Why was Aristide forced from power?


"Believe it or not, if a vote was taken now, Aristide would get 85 percent."

Thanks to Flagrancy to Reason.

How the US Press Missed the Story

"The fact that the group in charge of Haiti policy today in the State Department has been literally gunning for Aristide since before his initial election as a champion of democracy in 1990 has been left all but unmentioned by the US press."

The modus operandi of Noriega and company is unmistakeable: fund an opposition, report every clash as repression against the population, arm pliable thugs and mercenaries in exile, embargo the government, precipitate acute crisis, play up the discontent of a hungry population, and then happily leave it to internationalist liberals to lead the charge for military intervention on humanitarian grounds.

Whiskey Bar on the story.

I doubt whether the media cares enough about Haiti -- or about a couple of old fascists like Roger Noriega and Otto Reich -- to make a honest-to-God scandal out of what increasingly looks like a old-fashioned, U.S.-sponsored coup d'etat, albeit this time with French and Canadian participation.

I keep having to add to the Haiti posts.

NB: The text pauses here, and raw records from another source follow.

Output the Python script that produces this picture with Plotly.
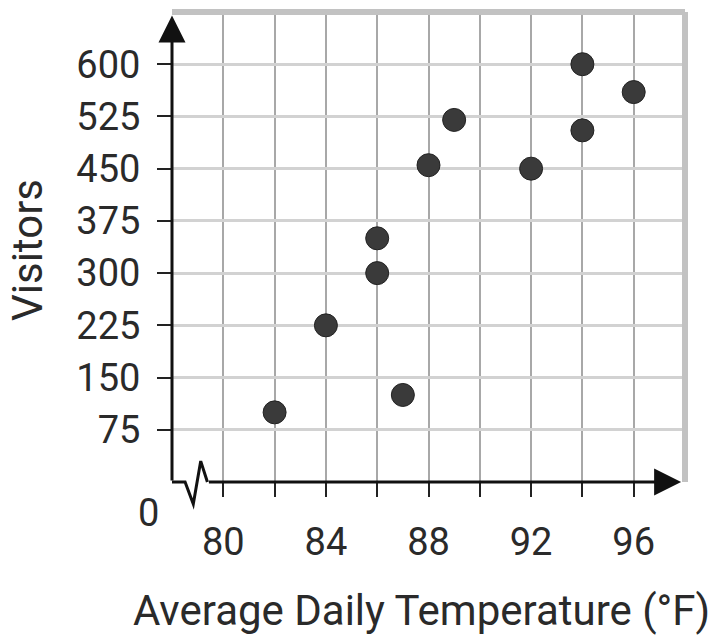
import plotly.graph_objects as go

# Data
temps = [82, 84, 86, 86, 87, 88, 89, 92, 94, 94, 96]
visitors = [100, 225, 350, 300, 125, 455, 520, 450, 600, 505, 560]

x_major = [80, 84, 88, 92, 96]
x_minor = [82, 86, 90, 94]
y_ticks = [75, 150, 225, 300, 375, 450, 525, 600]

FONT = "Roboto"
W, H = 719, 636
ML, MR, MT, MB = 172, 34, 12, 154
plot_w = W - ML - MR
plot_h = H - MT - MB

fig = go.Figure()
fig.add_trace(go.Scatter(
    x=temps, y=visitors, mode="markers",
    marker=dict(size=23, color="#3a3a3a", line=dict(color="#222222", width=1)),
    cliponaxis=False, hoverinfo="x+y", showlegend=False,
))

grid_v = "#a8a8a8"
grid_h = "#d2d2d2"
TICKFONT = dict(size=38, family=FONT, color="#2a2a2a")

fig.update_layout(
    template="none",
    width=W, height=H,
    margin=dict(l=ML, r=MR, t=MT, b=MB, autoexpand=False),
    paper_bgcolor="white", plot_bgcolor="white",
    font=dict(family=FONT, color="#222222"),
    showlegend=False,
    xaxis=dict(
        automargin=False,
        range=[78, 98], tickmode="array", tickvals=x_major,
        ticktext=[str(v) for v in x_major],
        ticks="outside", ticklen=14, tickwidth=1.5, tickcolor="#222222",
        ticklabelstandoff=12,
        showgrid=True, gridcolor=grid_v, gridwidth=1.5,
        minor=dict(tickmode="array", tickvals=x_minor, ticks="outside",
                   ticklen=14, tickwidth=1.5, tickcolor="#222222",
                   showgrid=True, gridcolor=grid_v, gridwidth=1.5),
        zeroline=False, showline=False,
        tickfont=TICKFONT,
        fixedrange=True,
    ),
    yaxis=dict(
        automargin=False,
        range=[0, 675], tickmode="array", tickvals=y_ticks,
        ticktext=[str(v) for v in y_ticks],
        ticks="outside", ticklen=14, tickwidth=1.5, tickcolor="#222222",
        ticklabelstandoff=9,
        showgrid=True, gridcolor=grid_h, gridwidth=3,
        zeroline=False, showline=False,
        tickfont=TICKFONT,
        fixedrange=True,
    ),
)

# Gray frame on top and right
fig.add_shape(type="line", xref="paper", yref="paper", x0=0, x1=1, y0=1, y1=1,
              line=dict(color="#c2c2c2", width=6))
fig.add_shape(type="line", xref="paper", yref="paper", x0=1, x1=1, y0=0, y1=1,
              line=dict(color="#c2c2c2", width=6))

# Axis break zigzag on the x-axis
dz = 22.0 / plot_h
fig.add_shape(type="path", xref="x", yref="paper",
              path=f"M 78,0 L 78.51,0 L 78.83,{-dz} L 79.12,{dz*0.95} L 79.38,0",
              line=dict(color="#111111", width=3))

# Axis arrows
fig.add_annotation(x=97.85, y=0, ax=79.38, ay=0, xref="x", yref="y",
                   axref="x", ayref="y", text="", showarrow=True,
                   arrowhead=2, arrowsize=1.8, arrowwidth=3, arrowcolor="#111111")
fig.add_annotation(x=78, y=670, ax=78, ay=0, xref="x", yref="y",
                   axref="x", ayref="y", text="", showarrow=True,
                   arrowhead=2, arrowsize=1.8, arrowwidth=3, arrowcolor="#111111")

# Origin label
fig.add_annotation(x=78, y=0, xref="x", yref="y", text="0", showarrow=False,
                   xshift=-24, yshift=-31, font=TICKFONT)

# Axis titles
fig.add_annotation(x=(421 - ML) / plot_w, y=-(610 - (H - MB)) / plot_h,
                   xref="paper", yref="paper", text="Average Daily Temperature (°F)",
                   showarrow=False, xanchor="center", yanchor="middle",
                   font=dict(size=42, family=FONT, color="#2a2a2a"))
fig.add_annotation(x=-(172 - 28) / plot_w, y=(H - MB - 250) / plot_h,
                   xref="paper", yref="paper", text="Visitors", textangle=-90,
                   showarrow=False, xanchor="center", yanchor="middle",
                   font=dict(size=42, family=FONT, color="#2a2a2a"))

fig.write_html("out.html", config={"displayModeBar": False})

# Remove the browser's default page margin so the figure sits at the window's corner
with open("out.html", "r", encoding="utf-8") as f:
    html = f.read()
html = html.replace("<head>", "<head><style>html,body{margin:0;padding:0;overflow:hidden;}</style>", 1)
with open("out.html", "w", encoding="utf-8") as f:
    f.write(html)
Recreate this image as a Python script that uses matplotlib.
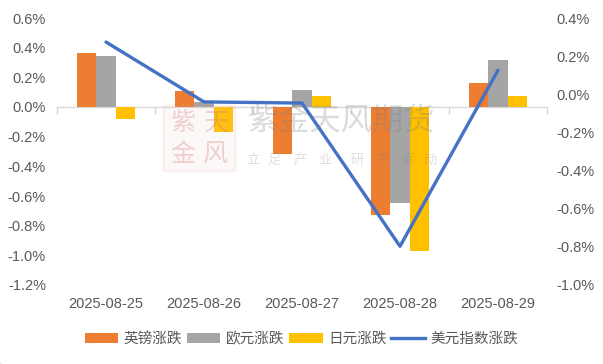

Liberal Oasis on four questions not answered and more Powell betrayals.

Particularly interesting is the Black Commentator piece from last April, which may have foreshadowed today’s events:

A few select members of [Aristide’s] Lavalas party recently described …what they view as the first phase of Washington's scheme for Haiti.

They defined its three major concurrent objectives as:

1) to create an opposition force capable of seizing power,

2) demonize Aristide and Lavalas within and without Haiti and,

3) separate the base of Lavalas from the leadership.


One good post among many on Haiti at Body and Soul.